Difficile de ne point évoquer ainsi, le  «premier » de la série, des Boumehdi, père et fils qui sont à la céramique, ce que la couleur est à la peinture. Ainsi, naît le père Mohamed Boumehdi, un 13 janvier 1924 à Blida céramiste de renom, membre de l’Unap comme Souhila Belbahar, Mohamed ne cessera de prodiguer son art et de le transmettre dans son atelier, les émules ne manqueront point de lui rendre l’hommage de la transmission, et cet art se transmettra de père en fils pour créer des Boumehdi, une dynastie inscrite dans une saga familiale d’artistes céramistes marquant.

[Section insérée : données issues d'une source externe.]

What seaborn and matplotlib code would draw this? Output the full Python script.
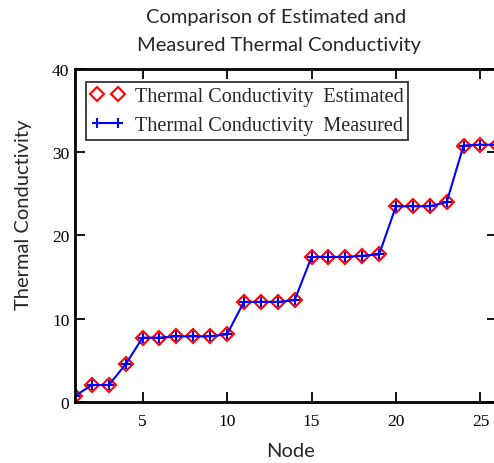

Un autre Mohamed, nommé Azzougui natif de Blida en 1912, un 19 mai, laissera aussi sa patte dans l’art de l’enluminure, membre de l’Unap et de l’association des arts appliqués, Mohamed Azzougui réalisera de nombreuses expositions individuelles et collectives et se manifestera régulièrement dans de nombreux salons des arts appliqués.  Dans un autre style, Hacène Chayani, né à Blida le 2 janvier 1943 fera aussi partie d’une fratrie d’artistes designers à l’image du jeune frère Omar qui au-delà de leur carrière de créateurs d’objets, d’aménagistes et même de décorateurs-céramistes trouveront leur épanouissement dans la transmission du savoir par une carrière valorisante d’enseignants en perspectives et autres matière au sein de l’Ecole Supèrieure des Beaux-Arts d’Alger.